### Exercise details:
Output every line exactly as written. Leave out pictures.

(Dataset records)
* begin *

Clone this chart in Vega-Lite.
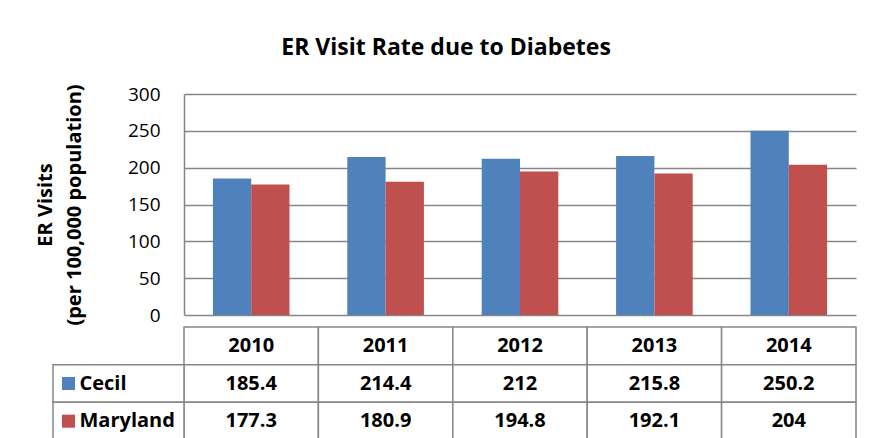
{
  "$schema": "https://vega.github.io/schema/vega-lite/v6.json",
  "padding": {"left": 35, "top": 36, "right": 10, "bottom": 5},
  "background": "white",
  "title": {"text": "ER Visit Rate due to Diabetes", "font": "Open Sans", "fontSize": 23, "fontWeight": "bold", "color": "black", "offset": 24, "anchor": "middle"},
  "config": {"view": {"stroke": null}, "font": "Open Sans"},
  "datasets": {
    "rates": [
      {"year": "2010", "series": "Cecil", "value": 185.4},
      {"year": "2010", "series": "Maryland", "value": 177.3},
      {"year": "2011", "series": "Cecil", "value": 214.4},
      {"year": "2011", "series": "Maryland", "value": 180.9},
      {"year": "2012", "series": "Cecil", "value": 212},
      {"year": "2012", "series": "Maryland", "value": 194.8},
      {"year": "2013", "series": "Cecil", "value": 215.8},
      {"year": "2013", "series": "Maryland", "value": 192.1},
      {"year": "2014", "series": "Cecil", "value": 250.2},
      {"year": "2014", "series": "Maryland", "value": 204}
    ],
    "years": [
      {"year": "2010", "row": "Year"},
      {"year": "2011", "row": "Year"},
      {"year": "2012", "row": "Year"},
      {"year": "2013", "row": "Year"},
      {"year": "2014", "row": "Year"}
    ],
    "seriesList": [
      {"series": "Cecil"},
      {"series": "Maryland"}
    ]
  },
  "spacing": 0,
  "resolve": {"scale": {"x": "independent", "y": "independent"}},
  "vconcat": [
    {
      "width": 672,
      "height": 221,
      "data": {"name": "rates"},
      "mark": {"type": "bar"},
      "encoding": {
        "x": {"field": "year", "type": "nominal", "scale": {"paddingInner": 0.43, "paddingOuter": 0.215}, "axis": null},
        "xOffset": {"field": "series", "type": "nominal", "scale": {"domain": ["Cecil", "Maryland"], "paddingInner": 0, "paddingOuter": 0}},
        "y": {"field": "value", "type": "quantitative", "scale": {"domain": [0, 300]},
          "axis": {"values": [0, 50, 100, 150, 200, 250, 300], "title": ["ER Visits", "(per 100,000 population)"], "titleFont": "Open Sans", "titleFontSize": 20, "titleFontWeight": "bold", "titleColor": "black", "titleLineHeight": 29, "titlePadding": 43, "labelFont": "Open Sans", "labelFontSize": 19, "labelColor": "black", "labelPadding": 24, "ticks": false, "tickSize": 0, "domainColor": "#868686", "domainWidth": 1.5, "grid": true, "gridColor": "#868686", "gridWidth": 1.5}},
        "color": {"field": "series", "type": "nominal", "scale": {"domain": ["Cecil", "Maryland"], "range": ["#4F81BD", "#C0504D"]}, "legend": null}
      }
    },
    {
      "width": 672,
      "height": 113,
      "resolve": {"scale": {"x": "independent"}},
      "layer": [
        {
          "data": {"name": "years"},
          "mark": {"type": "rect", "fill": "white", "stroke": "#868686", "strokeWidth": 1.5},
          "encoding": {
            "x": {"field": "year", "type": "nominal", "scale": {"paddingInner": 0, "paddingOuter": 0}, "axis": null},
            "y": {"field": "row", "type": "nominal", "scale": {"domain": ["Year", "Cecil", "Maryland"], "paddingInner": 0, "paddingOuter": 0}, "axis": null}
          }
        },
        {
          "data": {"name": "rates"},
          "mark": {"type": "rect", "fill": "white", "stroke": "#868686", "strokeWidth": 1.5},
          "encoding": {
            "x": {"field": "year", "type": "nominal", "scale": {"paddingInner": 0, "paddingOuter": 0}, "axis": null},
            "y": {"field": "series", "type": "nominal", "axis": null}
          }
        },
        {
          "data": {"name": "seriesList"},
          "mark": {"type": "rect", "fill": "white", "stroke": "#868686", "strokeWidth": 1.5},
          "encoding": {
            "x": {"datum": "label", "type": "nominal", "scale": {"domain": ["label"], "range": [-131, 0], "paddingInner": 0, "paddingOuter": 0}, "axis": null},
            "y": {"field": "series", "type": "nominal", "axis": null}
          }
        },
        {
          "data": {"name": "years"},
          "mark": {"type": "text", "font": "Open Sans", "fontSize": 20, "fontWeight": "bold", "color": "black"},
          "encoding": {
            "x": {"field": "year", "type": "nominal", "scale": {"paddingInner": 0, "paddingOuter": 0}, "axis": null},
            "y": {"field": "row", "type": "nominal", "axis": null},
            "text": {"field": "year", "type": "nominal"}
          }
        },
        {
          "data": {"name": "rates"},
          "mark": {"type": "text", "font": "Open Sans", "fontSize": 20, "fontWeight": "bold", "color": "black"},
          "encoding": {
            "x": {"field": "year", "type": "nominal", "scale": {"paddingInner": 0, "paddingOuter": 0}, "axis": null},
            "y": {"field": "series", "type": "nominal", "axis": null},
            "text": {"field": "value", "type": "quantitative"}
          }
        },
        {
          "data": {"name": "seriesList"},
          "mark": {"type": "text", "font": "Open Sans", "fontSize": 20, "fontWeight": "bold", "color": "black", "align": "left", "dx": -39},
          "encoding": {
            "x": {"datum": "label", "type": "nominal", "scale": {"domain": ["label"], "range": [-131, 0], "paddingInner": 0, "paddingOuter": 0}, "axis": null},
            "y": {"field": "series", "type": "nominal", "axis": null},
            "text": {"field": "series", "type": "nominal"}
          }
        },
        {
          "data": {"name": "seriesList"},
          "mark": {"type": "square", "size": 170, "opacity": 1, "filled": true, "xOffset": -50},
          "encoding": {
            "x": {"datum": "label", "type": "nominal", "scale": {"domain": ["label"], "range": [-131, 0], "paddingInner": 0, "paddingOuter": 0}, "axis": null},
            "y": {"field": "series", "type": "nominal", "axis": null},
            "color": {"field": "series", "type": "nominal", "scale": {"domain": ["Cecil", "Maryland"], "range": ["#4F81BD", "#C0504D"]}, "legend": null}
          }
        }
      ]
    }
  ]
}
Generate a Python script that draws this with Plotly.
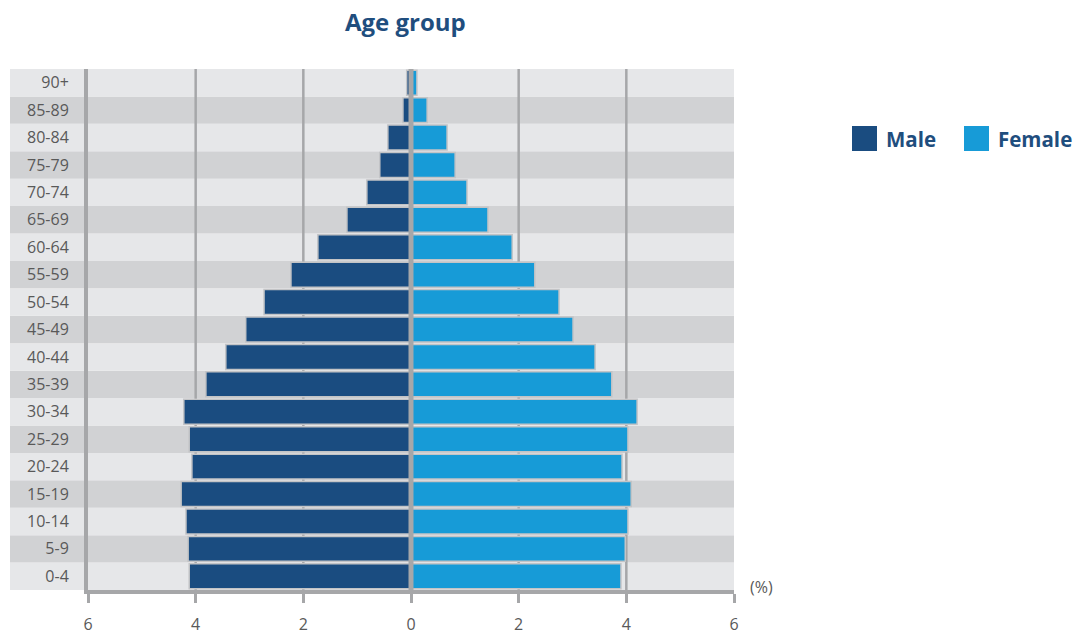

* end *

### The reply:
Clone this chart in Vega-Lite.
{
  "$schema": "https://vega.github.io/schema/vega-lite/v6.json",
  "padding": {"left": 35, "top": 36, "right": 10, "bottom": 5},
  "background": "white",
  "title": {"text": "ER Visit Rate due to Diabetes", "font": "Open Sans", "fontSize": 23, "fontWeight": "bold", "color": "black", "offset": 24, "anchor": "middle"},
  "config": {"view": {"stroke": null}, "font": "Open Sans"},
  "datasets": {
    "rates": [
      {"year": "2010", "series": "Cecil", "value": 185.4},
      {"year": "2010", "series": "Maryland", "value": 177.3},
      {"year": "2011", "series": "Cecil", "value": 214.4},
      {"year": "2011", "series": "Maryland", "value": 180.9},
      {"year": "2012", "series": "Cecil", "value": 212},
      {"year": "2012", "series": "Maryland", "value": 194.8},
      {"year": "2013", "series": "Cecil", "value": 215.8},
      {"year": "2013", "series": "Maryland", "value": 192.1},
      {"year": "2014", "series": "Cecil", "value": 250.2},
      {"year": "2014", "series": "Maryland", "value": 204}
    ],
    "years": [
      {"year": "2010", "row": "Year"},
      {"year": "2011", "row": "Year"},
      {"year": "2012", "row": "Year"},
      {"year": "2013", "row": "Year"},
      {"year": "2014", "row": "Year"}
    ],
    "seriesList": [
      {"series": "Cecil"},
      {"series": "Maryland"}
    ]
  },
  "spacing": 0,
  "resolve": {"scale": {"x": "independent", "y": "independent"}},
  "vconcat": [
    {
      "width": 672,
      "height": 221,
      "data": {"name": "rates"},
      "mark": {"type": "bar"},
      "encoding": {
        "x": {"field": "year", "type": "nominal", "scale": {"paddingInner": 0.43, "paddingOuter": 0.215}, "axis": null},
        "xOffset": {"field": "series", "type": "nominal", "scale": {"domain": ["Cecil", "Maryland"], "paddingInner": 0, "paddingOuter": 0}},
        "y": {"field": "value", "type": "quantitative", "scale": {"domain": [0, 300]},
          "axis": {"values": [0, 50, 100, 150, 200, 250, 300], "title": ["ER Visits", "(per 100,000 population)"], "titleFont": "Open Sans", "titleFontSize": 20, "titleFontWeight": "bold", "titleColor": "black", "titleLineHeight": 29, "titlePadding": 43, "labelFont": "Open Sans", "labelFontSize": 19, "labelColor": "black", "labelPadding": 24, "ticks": false, "tickSize": 0, "domainColor": "#868686", "domainWidth": 1.5, "grid": true, "gridColor": "#868686", "gridWidth": 1.5}},
        "color": {"field": "series", "type": "nominal", "scale": {"domain": ["Cecil", "Maryland"], "range": ["#4F81BD", "#C0504D"]}, "legend": null}
      }
    },
    {
      "width": 672,
      "height": 113,
      "resolve": {"scale": {"x": "independent"}},
      "layer": [
        {
          "data": {"name": "years"},
          "mark": {"type": "rect", "fill": "white", "stroke": "#868686", "strokeWidth": 1.5},
          "encoding": {
            "x": {"field": "year", "type": "nominal", "scale": {"paddingInner": 0, "paddingOuter": 0}, "axis": null},
            "y": {"field": "row", "type": "nominal", "scale": {"domain": ["Year", "Cecil", "Maryland"], "paddingInner": 0, "paddingOuter": 0}, "axis": null}
          }
        },
        {
          "data": {"name": "rates"},
          "mark": {"type": "rect", "fill": "white", "stroke": "#868686", "strokeWidth": 1.5},
          "encoding": {
            "x": {"field": "year", "type": "nominal", "scale": {"paddingInner": 0, "paddingOuter": 0}, "axis": null},
            "y": {"field": "series", "type": "nominal", "axis": null}
          }
        },
        {
          "data": {"name": "seriesList"},
          "mark": {"type": "rect", "fill": "white", "stroke": "#868686", "strokeWidth": 1.5},
          "encoding": {
            "x": {"datum": "label", "type": "nominal", "scale": {"domain": ["label"], "range": [-131, 0], "paddingInner": 0, "paddingOuter": 0}, "axis": null},
            "y": {"field": "series", "type": "nominal", "axis": null}
          }
        },
        {
          "data": {"name": "years"},
          "mark": {"type": "text", "font": "Open Sans", "fontSize": 20, "fontWeight": "bold", "color": "black"},
          "encoding": {
            "x": {"field": "year", "type": "nominal", "scale": {"paddingInner": 0, "paddingOuter": 0}, "axis": null},
            "y": {"field": "row", "type": "nominal", "axis": null},
            "text": {"field": "year", "type": "nominal"}
          }
        },
        {
          "data": {"name": "rates"},
          "mark": {"type": "text", "font": "Open Sans", "fontSize": 20, "fontWeight": "bold", "color": "black"},
          "encoding": {
            "x": {"field": "year", "type": "nominal", "scale": {"paddingInner": 0, "paddingOuter": 0}, "axis": null},
            "y": {"field": "series", "type": "nominal", "axis": null},
            "text": {"field": "value", "type": "quantitative"}
          }
        },
        {
          "data": {"name": "seriesList"},
          "mark": {"type": "text", "font": "Open Sans", "fontSize": 20, "fontWeight": "bold", "color": "black", "align": "left", "dx": -39},
          "encoding": {
            "x": {"datum": "label", "type": "nominal", "scale": {"domain": ["label"], "range": [-131, 0], "paddingInner": 0, "paddingOuter": 0}, "axis": null},
            "y": {"field": "series", "type": "nominal", "axis": null},
            "text": {"field": "series", "type": "nominal"}
          }
        },
        {
          "data": {"name": "seriesList"},
          "mark": {"type": "square", "size": 170, "opacity": 1, "filled": true, "xOffset": -50},
          "encoding": {
            "x": {"datum": "label", "type": "nominal", "scale": {"domain": ["label"], "range": [-131, 0], "paddingInner": 0, "paddingOuter": 0}, "axis": null},
            "y": {"field": "series", "type": "nominal", "axis": null},
            "color": {"field": "series", "type": "nominal", "scale": {"domain": ["Cecil", "Maryland"], "range": ["#4F81BD", "#C0504D"]}, "legend": null}
          }
        }
      ]
    }
  ]
}
Generate a Python script that draws this with Plotly.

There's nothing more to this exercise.